Penyidikan kasus korupsi dermaga Gili Air tuntas

id polda ntb,kasus korupsi,dermaga gili air,ditreskrimsus ntb,penyidikan tuntas

Penyidikan kasus korupsi dermaga Gili Air tuntas

Dirreskrimsus Polda NTB Kombes Pol I Gusti Putu Gede Ekawana. (ANTARA/Dhimas B.P.)

Mataram (ANTARA) - Penyidikan kasus dugaan korupsi dalam proyek pembangunan dermaga apung tahun 2017 di kawasan wisata Gili Air, Kabupaten Lombok Utara, Nusa Tenggara Barat, telah dinyatakan tuntas.

Dirreskrimsus Polda NTB Kombes Pol I Gusti Putu Gede Ekawana di Mataram, Selasa, mengatakan, penyidikannya tuntas setelah jaksa peneliti menyatakan berkasnya lengkap.

"Jadi berkasnya sudah P-21 (dinyatakan lengkap oleh jaksa peneliti). Tinggal melaksanakan tahap dua, pelimpahan tersangka dan barang bukti ke penuntut umum," kata Ekawana.

Dalam agendanya, penyidik berencana untuk melimpahkan berkas milik lima tersangka tersebut ke jaksa penuntut umum pada awal tahun 2021.

"Kemungkinan awal tahun, persidangan-nya sudah bisa digelar," ujarnya.

Lima tersangka dalam kasus ini adalah mantan Kabid diDishublutkan Lombok Utara berinisial AA, dengan peran dalam proyek tersebut sebagai pejabat pembuat komitmen (PPK) dan pihak rekanan pelaksana proyek, ES dan SU. Dua tersangka lainnya berasal dari pihak konsultan pengawas proyek, yakni berinisial LH dan SW.

Pelaksanaan proyek dermaga apung di Gili Air ini berasal dari dana APBN yang disalurkan dalam bentuk Dana Alokasi Khusus (DAK) tahun 2017. Proyek itu ditender dengan pagu anggaran Rp6,7 miliar, yang kontrak kerjanya sebesar Rp6,28 miliar.
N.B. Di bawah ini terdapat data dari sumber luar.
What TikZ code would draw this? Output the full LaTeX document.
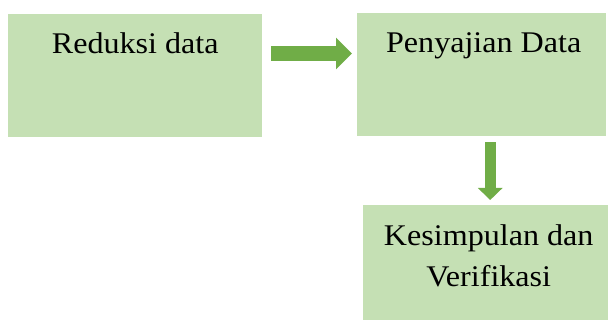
\documentclass[tikz,border=0pt]{standalone}
\usepackage{fontspec}
\setmainfont{Liberation Serif}[FakeStretch=1.07]
\usetikzlibrary{arrows.meta,calc}
\definecolor{boxfill}{HTML}{C5E0B4}
\definecolor{arrowgreen}{HTML}{70AD47}
\tikzset{
  box/.style={rectangle, fill=boxfill, draw=none, inner sep=0pt, anchor=north west},
  boxtext/.style={anchor=base, align=center, font=\fontsize{30}{41}\selectfont},
  blockarrow/.style={draw=arrowgreen, line cap=butt},
}
\begin{document}
\begin{tikzpicture}[x=1pt,y=1pt]
\useasboundingbox (0,0) rectangle (608,-320);
\node[box, minimum width=254pt, minimum height=123pt] (b1) at (8,-14) {};
\node[box, minimum width=249pt, minimum height=123pt] (b2) at (357,-13) {};
\node[box, minimum width=245pt, minimum height=115pt] (b3) at (363,-205) {};
\node[boxtext] (t1) at ([yshift=-40pt]b1.north) {Reduksi data};
\node[boxtext] (t2) at ([xshift=2pt,yshift=-40pt]b2.north) {Penyajian Data};
\node[boxtext] (t3) at ([xshift=3pt,yshift=-82pt]b3.north) {Kesimpulan dan\\Verifikasi};
\coordinate (ra) at (0,-53.5);
\coordinate (ra1) at ($(b1.east |- ra)+(9pt,0)$);
\coordinate (ra2) at ($(b2.west |- ra)+(-5pt,0)$);
\draw[blockarrow, line width=15pt, -{Triangle[length=16pt,width=31pt]}] (ra1) -- (ra2);
\coordinate (da1) at ($(b2.south)+(8.5pt,-6pt)$);
\coordinate (da2) at ($(da1 |- b3.north)+(0,5pt)$);
\draw[blockarrow, line width=11pt, -{Triangle[length=12pt,width=24pt]}] (da1) -- (da2);
\end{tikzpicture}
\end{document}
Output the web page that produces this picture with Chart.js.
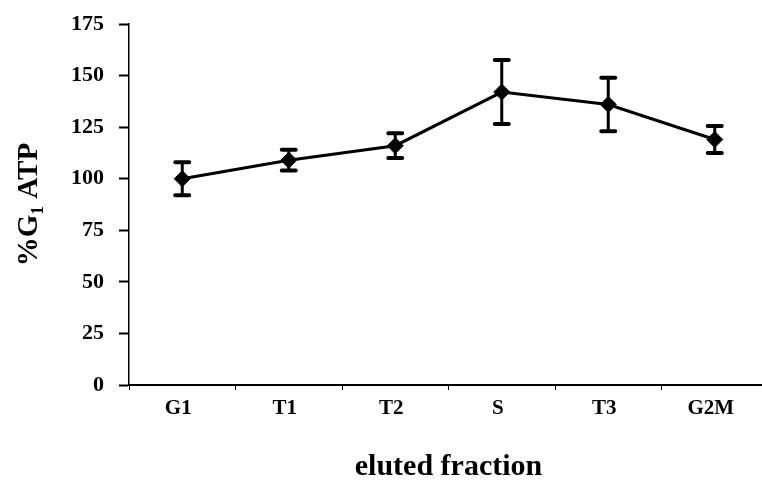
<!DOCTYPE html>
<html>
<head>
    <title>ATP by fraction</title>
    <script src="https://cdn.jsdelivr.net/npm/chart.js"></script>
    <style>
        body { margin: 0; background: white; overflow: hidden; }
        /* the x axis runs a little past the right edge */
        #wrap { width: 762px; height: 489px; overflow: hidden; }
    </style>
</head>
<body>
    <div id="wrap"><canvas id="atpChart" width="768" height="489"></canvas></div>
</body>
</html>

<script>
    // fractions and mean %G1 ATP with error (+/-)
    const fractions = ['G1', 'T1', 'T2', 'S', 'T3', 'G2M'];
    const atpValues = [100, 109, 116, 142, 136, 119];
    const atpErrors = [8, 5, 6, 15.5, 13, 6.5];
    const yTicks = [0, 25, 50, 75, 100, 125, 150, 175];

    const serif = '"Liberation Serif", "Times New Roman", serif';

    // draws vertical error bars with caps under the markers
    const errorBars = {
        id: 'errorBars',
        beforeDatasetsDraw(chart) {
            const ctx = chart.ctx;
            const x = chart.scales.x;
            const y = chart.scales.y;
            ctx.save();
            ctx.strokeStyle = '#000';
            ctx.lineCap = 'round';
            atpValues.forEach((v, i) => {
                const px = x.getPixelForValue(i);
                const top = y.getPixelForValue(v + atpErrors[i]);
                const bot = y.getPixelForValue(v - atpErrors[i]);
                ctx.lineWidth = 3;
                ctx.beginPath();
                ctx.moveTo(px, top);
                ctx.lineTo(px, bot);
                ctx.stroke();
                ctx.lineWidth = 4;
                ctx.beginPath();
                ctx.moveTo(px - 7, top);
                ctx.lineTo(px + 7, top);
                ctx.moveTo(px - 7, bot);
                ctx.lineTo(px + 7, bot);
                ctx.stroke();
            });
            ctx.restore();
        }
    };

    const ctx = document.getElementById('atpChart').getContext('2d');
    const chart = new Chart(ctx, {
        type: 'line',
        data: {
            labels: fractions,
            datasets: [{
                data: atpValues,
                borderColor: '#000',
                backgroundColor: '#000',
                borderWidth: 3,
                pointStyle: 'rectRot',
                pointRadius: 8,
                pointBorderWidth: 1,
                tension: 0
            }]
        },
        options: {
            responsive: false,
            animation: false,
            layout: { autoPadding: false, padding: { top: 24, right: 0, left: 0, bottom: 0 } },
            plugins: {
                legend: { display: false },
                tooltip: { enabled: false }
            },
            scales: {
                x: {
                    offset: true,
                    grid: {
                        offset: true,
                        drawOnChartArea: false,
                        color: '#000',
                        tickLength: 5,
                        tickWidth: 1
                    },
                    border: { color: '#000', width: 2 },
                    ticks: {
                        color: '#000',
                        padding: 6,
                        labelOffset: -4,
                        font: { family: serif, size: 21, weight: 'bold' }
                    },
                    title: {
                        display: true,
                        text: 'eluted fraction',
                        color: '#000',
                        padding: { top: 10, bottom: 4 },
                        font: { family: serif, size: 30, weight: 'bold' }
                    },
                    afterFit(scale) {
                        scale.height = 104;
                        scale.paddingLeft = 0;
                        scale.paddingRight = 0;
                    }
                },
                y: {
                    min: 0,
                    max: 175,
                    afterBuildTicks(scale) {
                        scale.ticks = yTicks.map(v => ({ value: v }));
                    },
                    grid: {
                        drawOnChartArea: false,
                        color: '#000',
                        tickLength: 10,
                        tickWidth: 2
                    },
                    border: { color: '#000', width: 1.5 },
                    ticks: {
                        color: '#000',
                        padding: 15,
                        font: { family: serif, size: 22, weight: 'bold' }
                    },
                    title: {
                        display: true,
                        text: '%G\u2081 ATP',
                        color: '#000',
                        padding: { top: 12, bottom: 0 },
                        font: { family: serif, size: 29, weight: 'bold' }
                    },
                    afterFit(scale) {
                        scale.width = 129;
                        scale.paddingTop = 0;
                        scale.paddingBottom = 0;
                    }
                }
            }
        },
        plugins: [errorBars]
    });
</script>
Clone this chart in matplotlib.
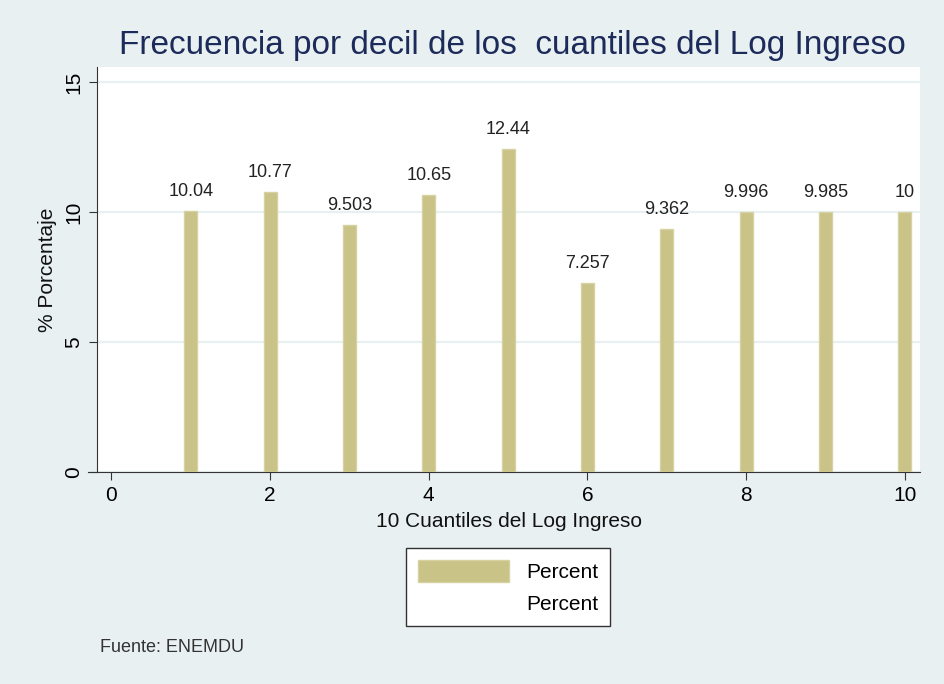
import matplotlib.pyplot as plt
from matplotlib.patches import Patch

# datos: frecuencia (%) por decil
deciles = [1, 2, 3, 4, 5, 6, 7, 8, 9, 10]
percent = [10.04, 10.77, 9.503, 10.65, 12.44, 7.257, 9.362, 9.996, 9.985, 10]
etiquetas = ["10.04", "10.77", "9.503", "10.65", "12.44", "7.257", "9.362", "9.996", "9.985", "10"]
xticks = [0, 2, 4, 6, 8, 10]
yticks = [0, 5, 10, 15]

fondo = "#E8F0F2"
barra = "#C9C388"
fuente = ["Liberation Sans", "DejaVu Sans"]
plt.rcParams["font.family"] = fuente

fig = plt.figure(figsize=(9.44, 6.84), dpi=100, facecolor=fondo)
ax = fig.add_axes([0.1028, 0.31, 0.8718, 0.592])
ax.set_facecolor("white")

ax.bar(deciles, percent, width=0.165, color=barra, edgecolor="#D6D2A2", linewidth=1, zorder=3)
for x, y, t in zip(deciles, percent, etiquetas):
    ax.annotate(t, (x, y), xytext=(0, 8), textcoords="offset points",
                ha="center", va="bottom", fontsize=13, color="#222222")

ax.set_xlim(-0.18, 10.19)
ax.set_ylim(0, 15.58)
ax.set_xticks(xticks)
ax.set_yticks(yticks)
ax.grid(axis="y", color="#E8F0F2", linewidth=1.6, zorder=0)
ax.tick_params(axis="x", labelsize=15, length=6, color="#333333", pad=4)
ax.tick_params(axis="y", labelsize=15, length=6, color="#333333", labelrotation=90, pad=4)
for lab in ax.get_yticklabels():
    lab.set_va("center")

for s in ["top", "right"]:
    ax.spines[s].set_visible(False)
ax.spines["left"].set_color("#333333")
ax.spines["bottom"].set_color("#333333")
ax.spines["bottom"].set_bounds(-0.29, 10.19)

ax.set_xlabel("10 Cuantiles del Log Ingreso", fontsize=15, labelpad=5, color="#111111")
ax.set_ylabel("% Porcentaje", fontsize=15, labelpad=5, color="#111111")

fig.text(0.543, 0.934, "Frecuencia por decil de los  cuantiles del Log Ingreso",
         ha="center", va="center", fontsize=24, color="#1C2B5A")

handles = [Patch(facecolor=barra, edgecolor="#D6D2A2"), Patch(facecolor="none", edgecolor="none")]
leg = fig.legend(handles, ["Percent", "Percent"], loc="center", bbox_to_anchor=(0.538, 0.142),
                 fontsize=15, frameon=True, fancybox=False, edgecolor="#333333", framealpha=1,
                 handlelength=4.4, handleheight=1.25, labelspacing=0.5, borderpad=0.55)
leg.get_frame().set_linewidth(1)

fig.text(0.106, 0.054, "Fuente: ENEMDU", fontsize=13, color="#333333", va="center")

plt.savefig("out.png", dpi=100, facecolor=fondo)
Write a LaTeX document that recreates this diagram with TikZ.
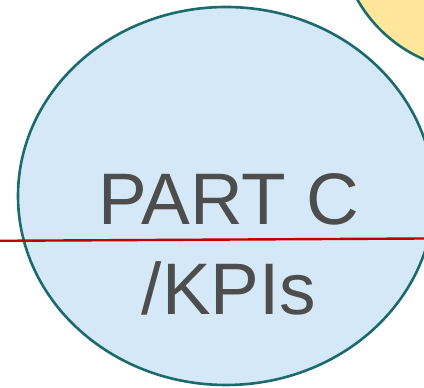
\documentclass[tikz,border=0pt]{standalone}
\usepackage{fontspec}
\setmainfont{Liberation Sans}
\usetikzlibrary{shapes.geometric}
\definecolor{ringteal}{HTML}{1B6A6E}
\definecolor{kpiblue}{HTML}{D5E8F8}
\definecolor{sunyellow}{HTML}{FFE699}
\definecolor{kpired}{HTML}{C00000}
\definecolor{labelgray}{HTML}{4D4D4D}
\begin{document}
\begin{tikzpicture}[x=1pt,y=1pt,
  bubble/.style={ellipse, draw=ringteal, line width=2.6pt, inner sep=0pt},
  bigtext/.style={text=labelgray, font=\fontsize{73}{90}\selectfont, align=center}]
\useasboundingbox (0,0) rectangle (424,388);

\node[bubble, fill=kpiblue, minimum width=416pt, minimum height=378pt] (partc) at (226,192) {};
\node[bubble, fill=sunyellow, minimum width=282pt, minimum height=282pt] (nextpart) at (480,458) {};

\coordinate (cutL) at (0,147.2);
\coordinate (cutR) at (424,149.5);
\draw[draw=kpired, line width=2.4pt] (cutL) -- (cutR);

\node[bigtext] (partlabel) at (229,144) {PART C\\/KPIs};
\end{tikzpicture}
\end{document}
Hasil penyidikan menemukan indikasi pekerjaan pembangunan tidak sesuai spesifikasi, demikian juga dengan volume pekerjaannya. Meskipun laporannya tidak sesuai dengan kondisi pengerjaan, namun PPK dalam bukti penyidikannya tetap melakukan pembayaran pekerjaan sampai lunas.

Bahkan proyek yang seharusnya tuntas pada Desember 2017 itu sempat molor dari pekerjaan dan telah diberikan waktu perpanjangan hingga Januari 2018.

Namun, hingga batas waktu pengerjaan di bulan Januari 2018, proyek tersebut belum juga selesai. Meskipun demikian, Bupati Lombok Utara Najmul Akhyar, tetap meresmikan pembangunannya.

Penanganan kasus ini sebelumnya sempat tersendat karena hasil audit kerugian negara. Memang tidak ada masalah dengan metode penghitungannya. Namun menurut jaksa penuntut umum, kerugian negara belum dirinci berdasarkan item kegiatannya.

Belakangan, penyidik menggunakan konstruksi hukum sesuai petunjuk jaksa. Sehingga, nilai kerugiannya lebih kecil dari hasil audit. Nilai audit dari BPKP Perwakilan NTB itu mencapai Rp1,24 miliar.